In 1967, four Kampo remedies were approved for reimbursement under Japan's national health insurance. In 1976, the Japanese government gave official approval to 82 prescriptions of the Kampo system; these could be purchased under the National Health Insurance System and were available as over-the-counter remedies. In addition, the Department of Pharmaceutical Affairs of the Ministry of Health and Welfare approved 210 herbal formulas (including the 82 already mentioned) for use in medical facilities, where they were also available over-the-counter (but not all of them were approved for coverage by national health insurance). These formulas were adopted as medicines without having to go through the lengthy registration process that was required for modern drugs (and also required for any other herb formulas). Specifically, the long history of use of these formulas was cited as sufficient evidence for their safety, if not for their efficacy, so the accumulation of safety documentation normally required was waived. Today, 148 prescriptions are covered by the national health insurance and more than half of them are the focus of modern Kampo practice.
Aside from the formulas that had been adopted several centuries earlier by the Goseiha and Kohoha schools, a few prescriptions of the Warm Disease school that had developed in China during the 18th Century were also included among the approved formulas. The main influence from this school was the Wenbing Tiaobian (Systematic Differentiation of Warm Diseases; published 1798) written by Wu Jutong (also known as Wu Tang); he presented the popular Lonicera and Forsythia Formula (Yin Qiao San) and Morus and Chrysanthemum Combination (Sang Ju Yin), both used for the wind-heat type of ailment. In addition to the approved formulas, all of the individual herbs that go into making the formulas are also approved for use, so that modified formulations, produced by combining single herbs with base formulas or combining only single herbs to make new formulas, are also available for prescription.

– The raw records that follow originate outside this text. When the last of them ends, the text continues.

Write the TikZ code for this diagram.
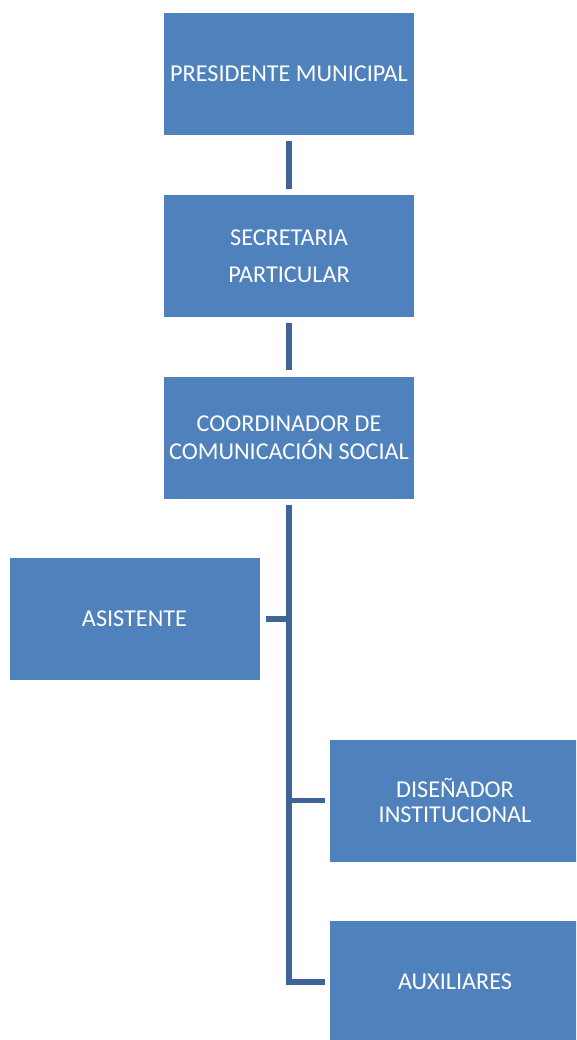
\documentclass[tikz,border=0pt]{standalone}
\usepackage{fontspec}
\setmainfont{Carlito}
\definecolor{boxblue}{HTML}{4F81BD}
\definecolor{lineblue}{HTML}{3F6598}
\begin{document}
\begin{tikzpicture}[x=1pt,y=-1pt,
  orgbox/.style={fill=boxblue, draw=none, minimum width=250pt, minimum height=122pt,
     inner sep=0pt, text=white, align=center, font=\fontsize{24.2}{28}\selectfont},
  link/.style={draw=lineblue, line width=5.5pt, line cap=butt, line join=miter}]
\useasboundingbox (0,0) rectangle (576,1040);
\begin{scope}
\clip (0,0) rectangle (576,1040);
\node[orgbox] (pres) at (289,74) {PRESIDENTE MUNICIPAL};
\node[orgbox, font=\fontsize{24.2}{37}\selectfont] (sec) at (289,256) {SECRETARIA\\PARTICULAR};
\node[orgbox] (coord) at (289,437.5) {COORDINADOR DE\\COMUNICACIÓN SOCIAL};
\node[orgbox] (asis) at (134.5,619) {ASISTENTE};
\node[orgbox, font=\fontsize{24.2}{25.5}\selectfont] (dis) at (455,800.5) {DISEÑADOR\\INSTITUCIONAL};
\node[orgbox] (aux) at (455,982) {AUXILIARES};
\end{scope}
\draw[link, shorten <=6pt, shorten >=6pt] (pres) -- (sec);
\draw[link, shorten <=6pt, shorten >=6pt] (sec) -- (coord);
\draw[link, shorten <=6pt, shorten >=5pt] (coord.south) -- (coord.south |- aux.west) -- (aux.west);
\draw[link, shorten >=6pt] (coord.south |- asis.east) -- (asis.east);
\draw[link, shorten >=5pt] (coord.south |- dis.west) -- (dis.west);
\end{tikzpicture}
\end{document}
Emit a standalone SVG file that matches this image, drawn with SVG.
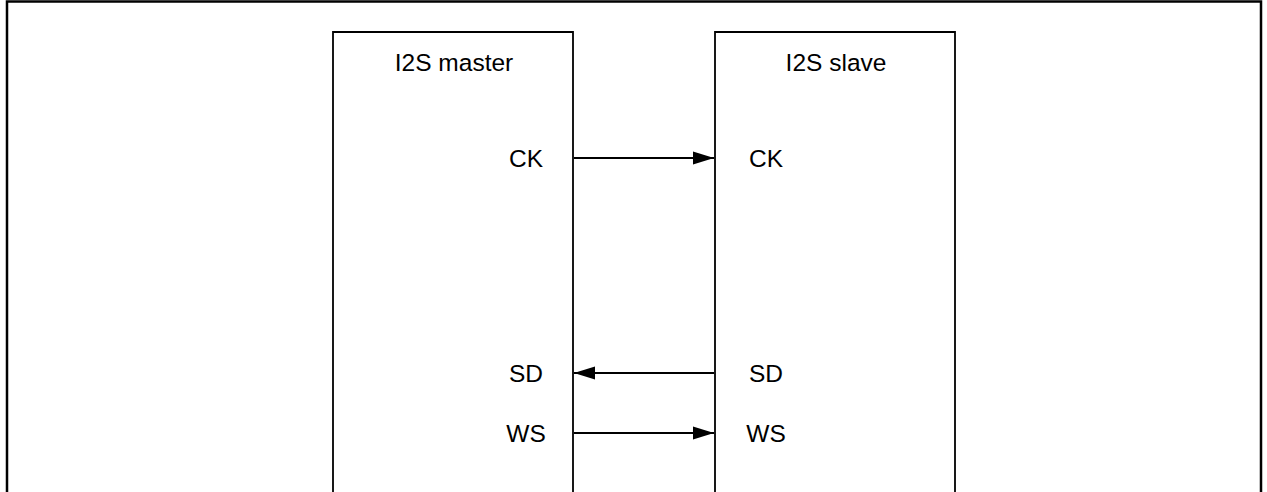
<svg xmlns="http://www.w3.org/2000/svg" width="1267" height="492" viewBox="0 0 1267 492">
<style>
.frame{fill:none;stroke:#000;stroke-width:2.5}
.box{fill:none;stroke:#000;stroke-width:1.8}
.t{font-family:"Liberation Sans",Arial,sans-serif;font-size:24.5px;fill:#000;text-anchor:middle}
.c{stroke:#000;stroke-width:1.8;fill:none}
</style>
<defs>
<marker id="ah" markerWidth="22" markerHeight="14" refX="21" refY="7" orient="auto" markerUnits="userSpaceOnUse">
<path d="M0,0.5 L21,7 L0,13.5 z" fill="#000"/>
</marker>
</defs>
<rect x="0" y="0" width="1267" height="492" fill="#fff"/>
<path class="frame" d="M7,500 V1.5 H1261 V500"/>
<g id="master">
<path class="box" d="M333,500 V32 H573 V500"/>
<text class="t" x="454" y="71">I2S master</text>
<text class="t" x="526" y="167">CK</text>
<text class="t" x="526" y="382">SD</text>
<text class="t" x="526" y="442">WS</text>
</g>
<g id="slave">
<path class="box" d="M715,500 V32 H955 V500"/>
<text class="t" x="836" y="71">I2S slave</text>
<text class="t" x="766" y="167">CK</text>
<text class="t" x="766" y="382">SD</text>
<text class="t" x="766" y="442">WS</text>
</g>
<g id="connectors">
<line class="c" x1="574" y1="158" x2="714" y2="158" marker-end="url(#ah)"/>
<line class="c" x1="714" y1="373" x2="574" y2="373" marker-end="url(#ah)"/>
<line class="c" x1="574" y1="433" x2="714" y2="433" marker-end="url(#ah)"/>
</g>
</svg>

Kampo spread rapidly during the period 1985-1995; after that, the number of practitioners stabilized at a nearly constant level. By 1985, it was reported that about 20-25% of the medical doctors in Japan were including some herb prescribing in their practice. However, as pointed out by Terasawa Katsutoshi, only about 100 or so doctors were routinely prescribing Kampo medicines to their patients. The proportion of doctors that provide some Kampo medicines has risen to about 50% or more by some estimates, with a proportional increase in Kampo specialists (more than 200). In addition, there are about 10,000 pharmacies in Japan that dispense herb formulas. About 2% of total drug expenditures in Japan are herbal medicines, the largest part of them provided by Tsumora Juntendo, with contributions from about 20 smaller manufacturers. Kampo medicine research is conducted at the Toyama Medical and Pharmaceutical University in Toyama, the Kitazato Institute in Tokyo, and the Kinki University Medical Teaching Hospital near Osaka, as well as at other sites. Surveys conducted in Japan have revealed that the main uses of Kampo medicines are treatment of hepatitis, menopausal syndrome, common cold and other upper respiratory tract infections, autonomic nervous dysfunctions, constipation, cough and asthma, skin diseases (mainly eczema and other categories of dermatitis), lumbago and neuralgia, and gastro-intestinal disturbances.